● **Dataset extract**:
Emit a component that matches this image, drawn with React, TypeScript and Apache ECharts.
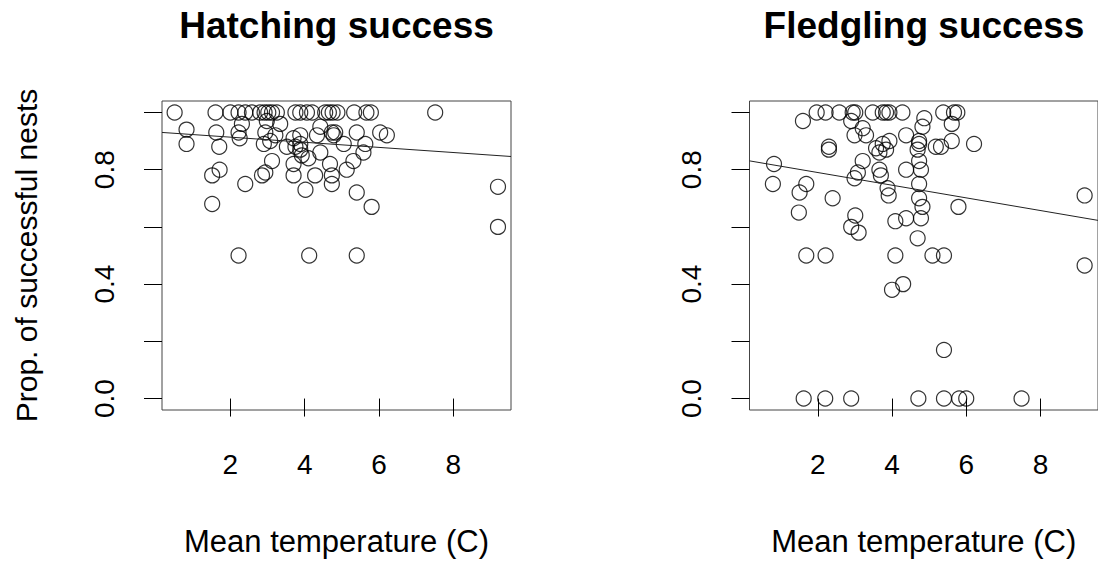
import { useEffect, useRef } from "react";
import * as echarts from "echarts";

const panelTitles = ["Hatching success", "Fledgling success"];
const xAxisTitle = "Mean temperature (C)";
const yAxisTitle = "Prop. of successful nests";
const xTicks = [2, 4, 6, 8];
const yTicks = [0, 0.2, 0.4, 0.6, 0.8, 1.0];
const yTickLabels = [0, 0.4, 0.8];

// Hatching success: mean temperature vs proportion
const hatchTemp = [
  0.5, 1.6, 2.0, 2.22, 2.4, 2.58, 2.8, 2.92, 3.02, 3.12, 3.25, 3.75, 3.88, 4.06, 4.2, 4.55, 4.65, 4.75, 4.88, 5.33, 5.66, 5.78, 7.51,
  0.82, 0.82, 1.62, 1.7, 2.22, 2.25, 2.31, 2.98, 3.34, 2.94, 3.21, 2.9, 3.07, 3.52, 3.7, 3.88, 3.88, 3.88, 3.92, 3.75, 4.1, 4.42, 4.33, 4.42, 4.73, 4.78, 4.82, 5.05, 5.4, 5.63, 5.58, 6.03, 6.21,
  3.12, 2.94, 2.85, 2.4, 3.7, 3.7, 4.02, 4.28, 4.68, 4.73, 4.73, 5.13, 5.31, 5.4, 5.8, 1.51, 1.71, 1.51, 9.2, 9.2, 2.22, 4.12, 5.4,
];
const hatchProp = [
  1, 1, 1, 1, 1, 1, 1, 1, 1, 1, 1, 1, 1, 1, 1, 1, 1, 1, 1, 1, 1, 1, 1,
  0.94, 0.89, 0.93, 0.88, 0.93, 0.91, 0.96, 0.97, 0.96, 0.93, 0.92, 0.89, 0.9, 0.88, 0.91, 0.92, 0.89, 0.87, 0.85, 0.88, 0.84, 0.95, 0.92, 0.86, 0.93, 0.92, 0.93, 0.89, 0.93, 0.89, 0.86, 0.93, 0.92,
  0.83, 0.79, 0.78, 0.75, 0.82, 0.78, 0.73, 0.78, 0.82, 0.78, 0.75, 0.8, 0.83, 0.72, 0.67, 0.78, 0.8, 0.68, 0.74, 0.6, 0.5, 0.5, 0.5,
];

// Fledgling success: mean temperature vs proportion
const fledgeTemp = [
  1.97, 2.21, 2.58, 2.94, 3.01, 3.48, 3.75, 3.84, 3.93, 4.28, 5.38, 5.67, 5.76,
  1.6, 2.9, 3.21, 2.99, 3.3, 2.3, 2.3, 3.57, 3.75, 3.84, 3.93, 3.66, 4.38, 4.87, 4.82, 4.73, 4.73, 4.69, 5.18, 5.32, 5.61, 5.61, 6.21,
  0.82, 0.79, 3.21, 3.08, 2.99, 3.66, 3.7, 3.88, 3.91, 4.38, 4.78, 4.73, 4.73, 4.73, 4.82, 4.78, 4.38, 4.09, 4.69,
  1.69, 1.51, 2.4, 1.49, 3.01, 2.9, 3.1, 5.79, 9.19, 9.19,
  1.69, 2.21, 4.09, 5.09, 5.4, 4.0, 4.3, 5.4,
  1.62, 2.2, 2.9, 4.71, 5.4, 5.81, 6.0, 7.49,
];
const fledgeProp = [
  1, 1, 1, 1, 1, 1, 1, 1, 1, 1, 1, 1, 1,
  0.97, 0.97, 0.945, 0.92, 0.92, 0.88, 0.87, 0.875, 0.89, 0.87, 0.9, 0.86, 0.92, 0.98, 0.95, 0.9, 0.89, 0.87, 0.88, 0.88, 0.96, 0.9, 0.89,
  0.82, 0.75, 0.83, 0.79, 0.77, 0.8, 0.78, 0.735, 0.71, 0.8, 0.8, 0.83, 0.75, 0.7, 0.67, 0.63, 0.63, 0.62, 0.56,
  0.75, 0.72, 0.7, 0.65, 0.64, 0.6, 0.58, 0.67, 0.71, 0.465,
  0.5, 0.5, 0.5, 0.5, 0.5, 0.38, 0.4, 0.17,
  0, 0, 0, 0, 0, 0, 0, 0,
];

// Fitted lines: [intercept, slope]
const hatchFit = [0.9315, -0.00895];
const fledgeFit = [0.8343, -0.02215];

const X_MIN = 0.16;
const X_MAX = 9.55;
const Y_MIN = -0.04;
const Y_MAX = 1.04;
const FONT = "'Liberation Sans', Arial, Helvetica, sans-serif";

export default function App() {
  const ref = useRef<HTMLDivElement>(null);
  useEffect(() => {
    if (!ref.current) return;
    const chart = echarts.init(ref.current, undefined, { renderer: "svg" });
    const grids = [
      { left: 162, top: 101, width: 349, height: 309 },
      { left: 749.5, top: 101, width: 349, height: 309 },
    ];
    const mkX = (i: number) => ({
      type: "value",
      gridIndex: i,
      min: X_MIN,
      max: X_MAX,
      name: xAxisTitle,
      nameLocation: "middle",
      nameGap: 116,
      nameTextStyle: { fontSize: 31, color: "#000", fontFamily: FONT },
      axisLine: { show: false },
      splitLine: { show: false },
      axisTick: { show: true, inside: false, length: 18, customValues: xTicks, lineStyle: { color: "#000", width: 1 } },
      axisLabel: { show: true, customValues: xTicks, fontSize: 28, color: "#000", fontFamily: FONT, margin: 40 },
    });
    const mkY = (i: number) => ({
      type: "value",
      gridIndex: i,
      min: Y_MIN,
      max: Y_MAX,
      name: i === 0 ? yAxisTitle : "",
      nameLocation: "middle",
      nameRotate: 90,
      nameGap: 121,
      nameTextStyle: { fontSize: 30, color: "#000", fontFamily: FONT },
      axisLine: { show: false },
      splitLine: { show: false },
      axisTick: { show: true, inside: false, length: 18, customValues: yTicks, lineStyle: { color: "#000", width: 1 } },
      axisLabel: {
        show: true,
        customValues: yTickLabels,
        rotate: 90,
        fontSize: 28,
        color: "#000",
        fontFamily: FONT,
        margin: 44,
        formatter: (v: number) => v.toFixed(1),
      },
    });
    const pts = (xs: number[], ys: number[]) => xs.map((x, k) => [x, ys[k]]);
    const fit = (f: number[]) => [
      [X_MIN, f[0] + f[1] * X_MIN],
      [X_MAX, f[0] + f[1] * X_MAX],
    ];
    const scatterStyle = {
      type: "scatter",
      symbol: "circle",
      symbolSize: 15,
      itemStyle: { color: "rgba(0,0,0,0)", borderColor: "#000", borderWidth: 1.2 },
      emphasis: { disabled: true },
    };
    const lineStyle = {
      type: "line",
      symbol: "none",
      lineStyle: { color: "#222", width: 1 },
      emphasis: { disabled: true },
    };
    chart.setOption({
      animation: false,
      backgroundColor: "#fff",
      textStyle: { fontFamily: FONT },
      title: [
        {
          text: panelTitles[0],
          left: 336.5,
          top: 7,
          padding: 0,
          textAlign: "center",
          textStyle: { fontSize: 37, fontWeight: "bold", color: "#000", fontFamily: FONT },
        },
        {
          text: panelTitles[1],
          left: 924,
          top: 7,
          padding: 0,
          textAlign: "center",
          textStyle: { fontSize: 37, fontWeight: "bold", color: "#000", fontFamily: FONT },
        },
      ],
      grid: grids.map((g) => ({ ...g, show: true, borderColor: "#444", borderWidth: 1, backgroundColor: "transparent" })),
      xAxis: [mkX(0), mkX(1)],
      yAxis: [mkY(0), mkY(1)],
      series: [
        { ...scatterStyle, xAxisIndex: 0, yAxisIndex: 0, data: pts(hatchTemp, hatchProp) },
        { ...lineStyle, xAxisIndex: 0, yAxisIndex: 0, data: fit(hatchFit) },
        { ...scatterStyle, xAxisIndex: 1, yAxisIndex: 1, data: pts(fledgeTemp, fledgeProp) },
        { ...lineStyle, xAxisIndex: 1, yAxisIndex: 1, data: fit(fledgeFit) },
      ],
    });
    return () => chart.dispose();
  }, []);
  return (
    <div
      ref={ref}
      style={{ position: "fixed", left: 0, top: 0, width: 1098, height: 565, background: "#fff" }}
    />
  );
}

● **Task goal**:
Up to and including the line with "import * as", copy the data above from its first line. Skip pictures.

● **Problem solution**:
Emit a component that matches this image, drawn with React, TypeScript and Apache ECharts.
import { useEffect, useRef } from "react";
import * as echarts from "echarts";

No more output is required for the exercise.